Right after this we collected data that may help us sort out any exotic components of the impactor or of Jupiter's atmosphere and just how high the particulates have spread. Then we switched instruments to something at much longer wavelengths that told us the temperatures were higher, and that ammonia gas had probably been pushed up from Jupiter's troposphere (the lower part of the atmosphere) and ejected into its stratosphere (higher up in the atmosphere). We finished up with our preferred (more versatile) near-infrared camera and ended up, pretty tired, at 9 a.m. (this was a midnight to 6 a.m. run in Hawaii, and in California we were three hours ahead). Then we took some of the screen shots we'd been making and used them to submit a press release. Another person had already alerted a clearinghouse for important astronomical bulletins, so that was another thing that was important but that we didn't need to do.

Now some responses to posts:

Good post from Mike Salway who is another one of the cadre of the world's talented Jupiter observers. I should note that, in fact, there aren't all that many of us who track the time evolution of phenomena in the planets in the professional community, either.

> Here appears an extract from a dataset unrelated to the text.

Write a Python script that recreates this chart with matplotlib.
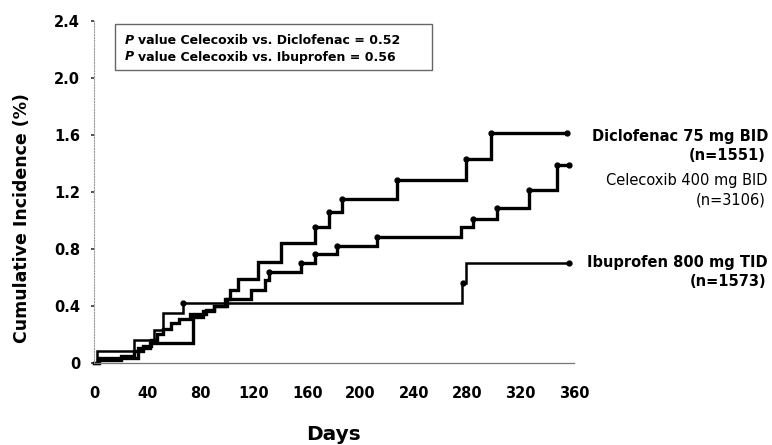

Asim. Neither NASA nor JPL is capable of observing everything in the sky. There is a program to search for asteroids whose orbits will intersect the Earth's, but not at Jupiter. In fact, it's unlikely this object could have been seen, given that it may have been at most a half kilometer in size. For Shoemaker-Levy 9, we were both lucky and the disruption of the comets left a lot of very shiny material around it which made it easier to see.

Denise. It hit quite a bit further south than the Shoemaker-Levy 9 fragments, almost at 60 deg S latitude.

Patrick, Jim, BobK. I suspect that the only link between this and the SL9 fragments is the voracious appetite of Jupiter, the great gravitational vacuum cleaner in that part of the solar system! SL9 fragments impacted from the south; this was from the east.